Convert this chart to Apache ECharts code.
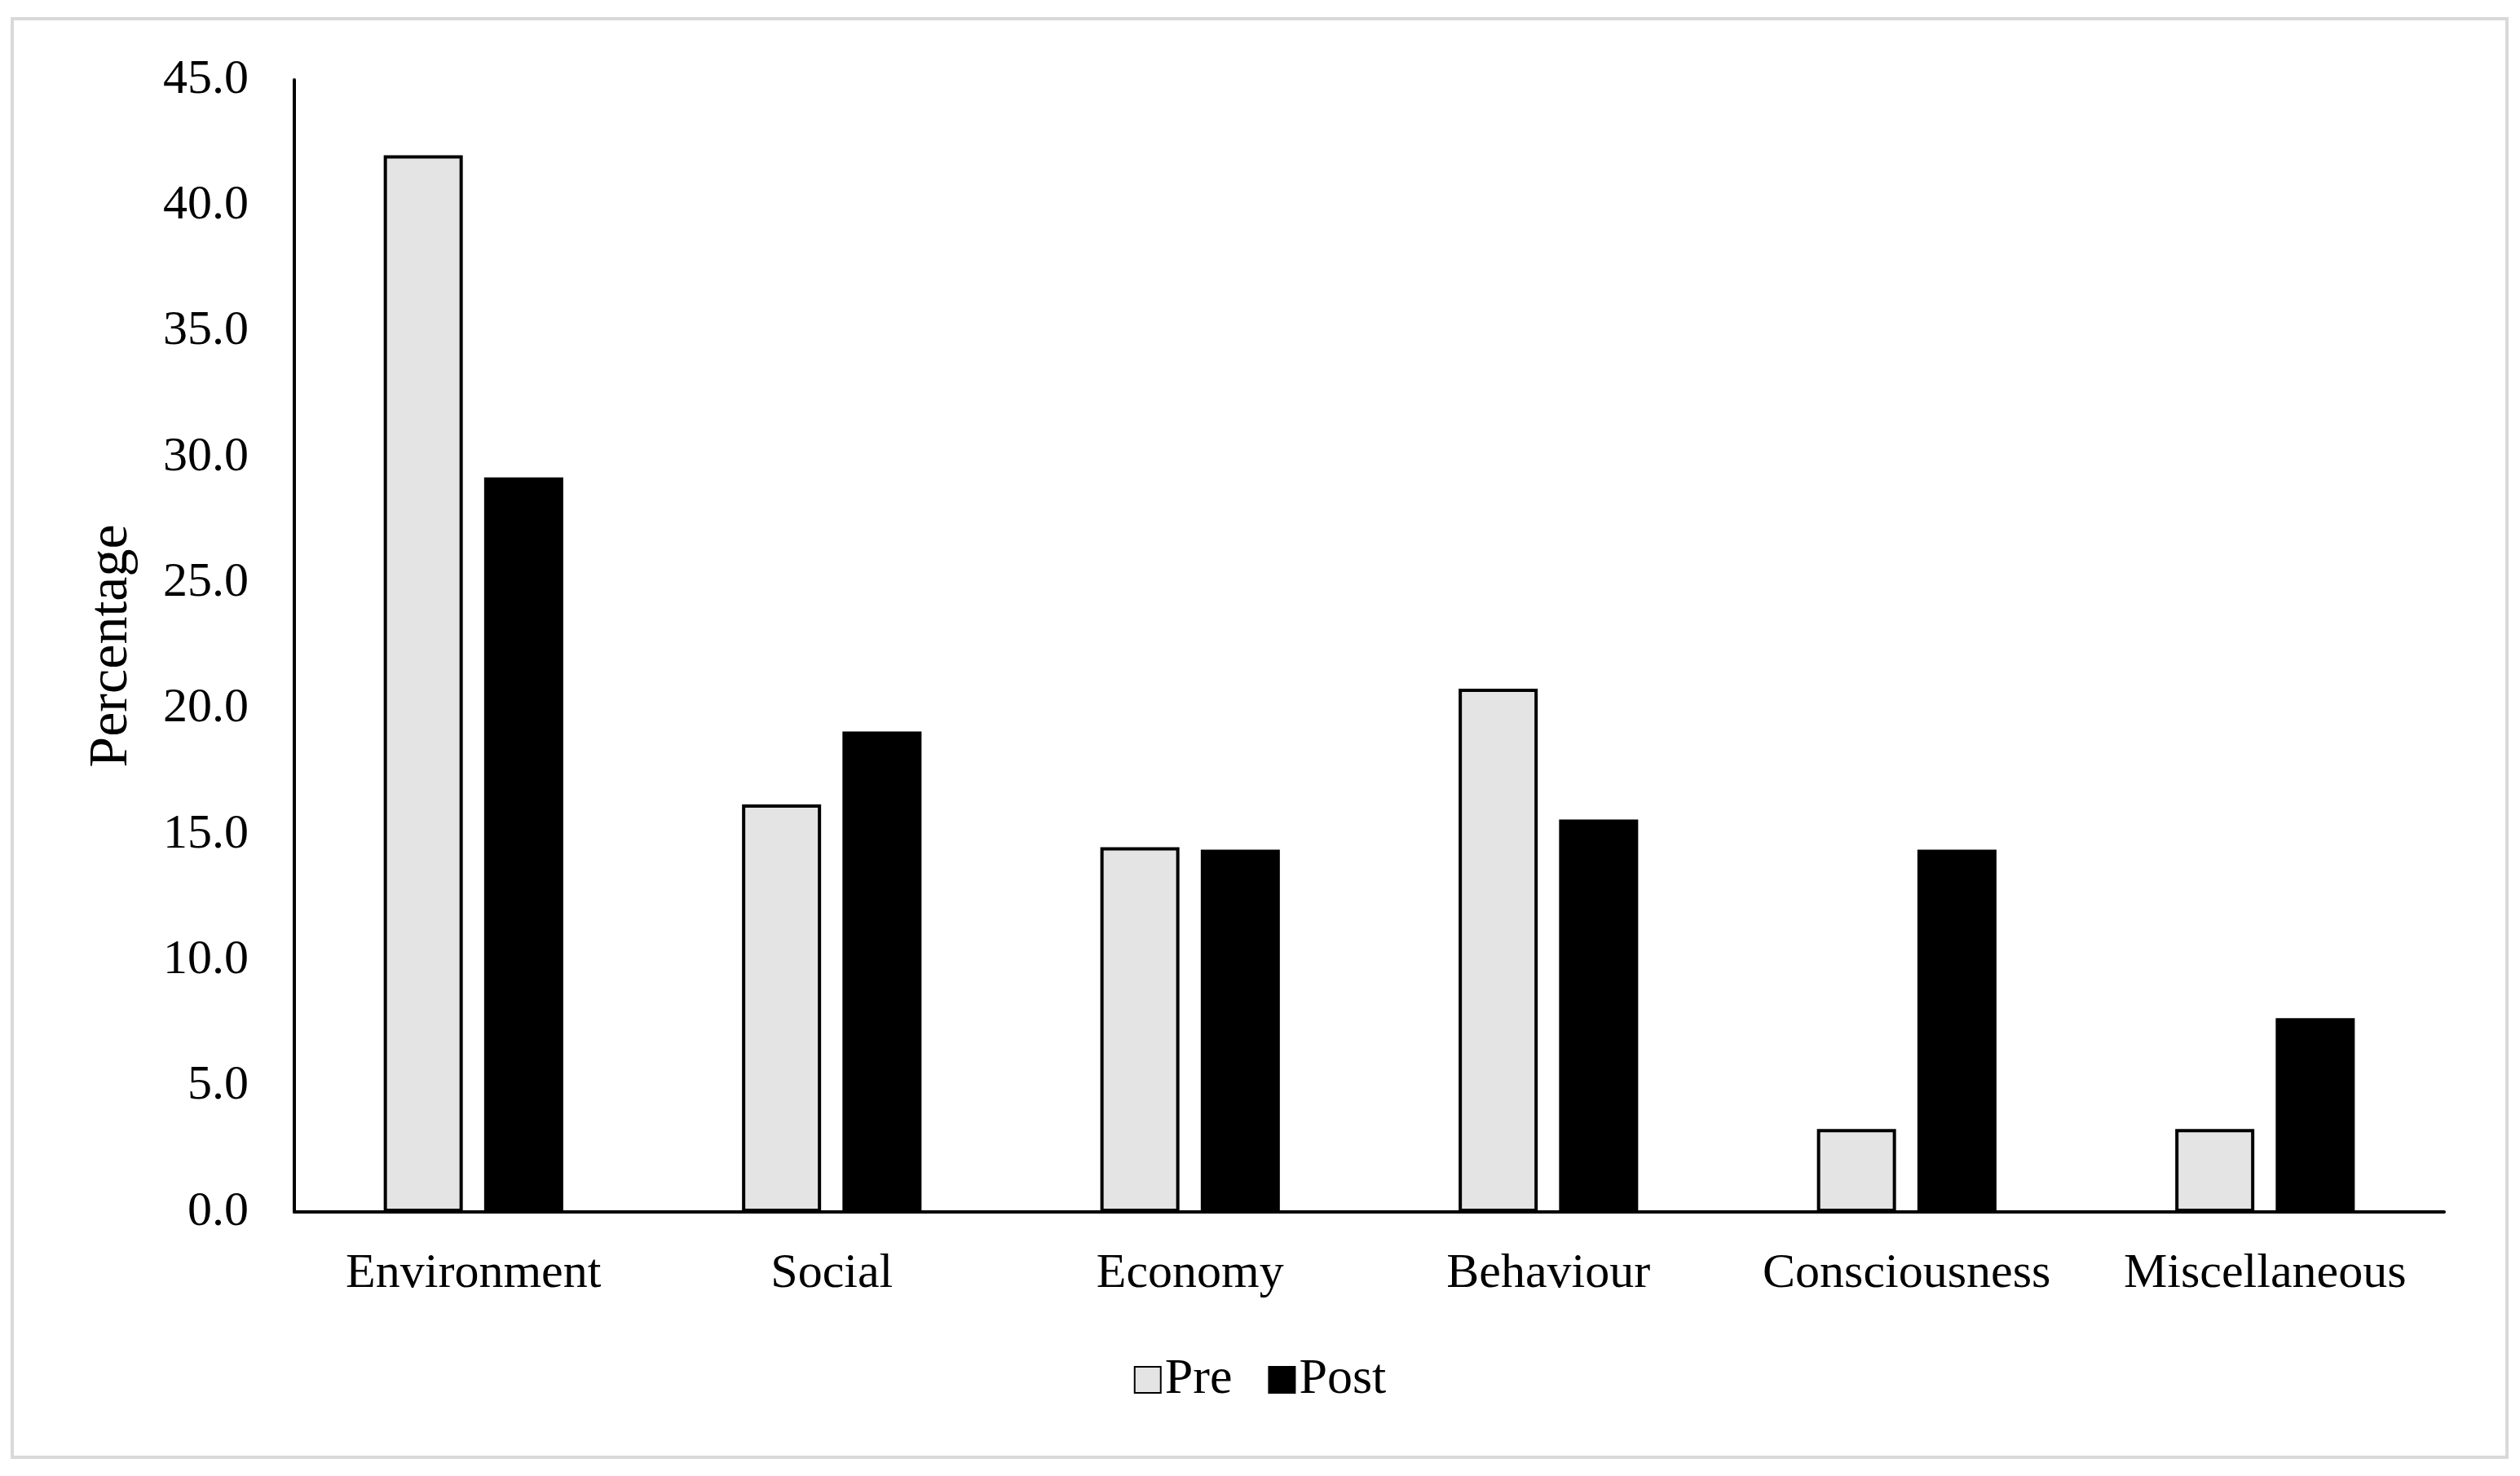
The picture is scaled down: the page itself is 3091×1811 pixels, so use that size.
<!DOCTYPE html>
<html>
<head>
<meta charset="utf-8">
<script src="https://cdn.jsdelivr.net/npm/echarts@6/dist/echarts.min.js"></script>
<style>
html,body{margin:0;padding:0;background:#fff;}
#chart{width:3091px;height:1811px;}
</style>
</head>
<body>
<div id="chart"></div>
<script>
const categories = ['Environment', 'Social', 'Economy', 'Behaviour', 'Consciousness', 'Miscellaneous'];
const preValues = [42.0, 16.2, 14.5, 20.8, 3.3, 3.3];
const postValues = [29.2, 19.1, 14.4, 15.6, 14.4, 7.7];
const seriesNames = ['Pre', 'Post'];
const yAxisName = 'Percentage';

const FONT = '"Liberation Serif", "Times New Roman", serif';
const chart = echarts.init(document.getElementById('chart'));
chart.setOption({
  backgroundColor: '#ffffff',
  animation: false,
  textStyle: { fontFamily: FONT, color: '#000' },
  graphic: [{
    type: 'rect',
    shape: { x: 15, y: 23, width: 3060, height: 1765 },
    style: { fill: 'none', stroke: '#d9d9d9', lineWidth: 4 },
    silent: true
  }],
  grid: { left: 361, right: 93, top: 98, bottom: 324, containLabel: false },
  legend: {
    data: seriesNames,
    bottom: 82,
    left: 'center',
    itemWidth: 32,
    itemHeight: 32,
    itemGap: 44,
    icon: 'rect',
    textStyle: { fontFamily: FONT, fontSize: 62, color: '#000', padding: [0, 0, 0, 0] }
  },
  xAxis: {
    type: 'category',
    data: categories,
    axisLine: { lineStyle: { color: '#000', width: 4 } },
    axisTick: { show: false },
    axisLabel: { fontFamily: FONT, fontSize: 60, color: '#000', margin: 46, interval: 0 },
    splitLine: { show: false }
  },
  yAxis: {
    type: 'value',
    min: 0,
    max: 45,
    interval: 5,
    name: yAxisName,
    nameLocation: 'middle',
    nameGap: 190,
    nameTextStyle: { fontFamily: FONT, fontSize: 68, color: '#000' },
    axisLine: { show: true, lineStyle: { color: '#000', width: 4 } },
    axisTick: { show: false },
    splitLine: { show: false },
    axisLabel: {
      fontFamily: FONT, fontSize: 60, color: '#000', margin: 56,
      formatter: v => v.toFixed(1)
    }
  },
  series: [
    {
      name: seriesNames[0],
      type: 'bar',
      data: preValues,
      barWidth: 97,
      barGap: '27%',
      itemStyle: { color: '#e4e4e4', borderColor: '#000', borderWidth: 4 }
    },
    {
      name: seriesNames[1],
      type: 'bar',
      data: postValues,
      barWidth: 97,
      itemStyle: { color: '#000', borderColor: '#000', borderWidth: 4 }
    }
  ]
});
</script>
</body>
</html>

************

■ **Task description**: From the first line of the listing above, repeat every line through the one holding "const yAxisName = 'Percentage';". Both ends count, and pictures stay out.

■ **Full response**:
Convert this chart to Apache ECharts code.
The picture is scaled down: the page itself is 3091×1811 pixels, so use that size.
<!DOCTYPE html>
<html>
<head>
<meta charset="utf-8">
<script src="https://cdn.jsdelivr.net/npm/echarts@6/dist/echarts.min.js"></script>
<style>
html,body{margin:0;padding:0;background:#fff;}
#chart{width:3091px;height:1811px;}
</style>
</head>
<body>
<div id="chart"></div>
<script>
const categories = ['Environment', 'Social', 'Economy', 'Behaviour', 'Consciousness', 'Miscellaneous'];
const preValues = [42.0, 16.2, 14.5, 20.8, 3.3, 3.3];
const postValues = [29.2, 19.1, 14.4, 15.6, 14.4, 7.7];
const seriesNames = ['Pre', 'Post'];
const yAxisName = 'Percentage';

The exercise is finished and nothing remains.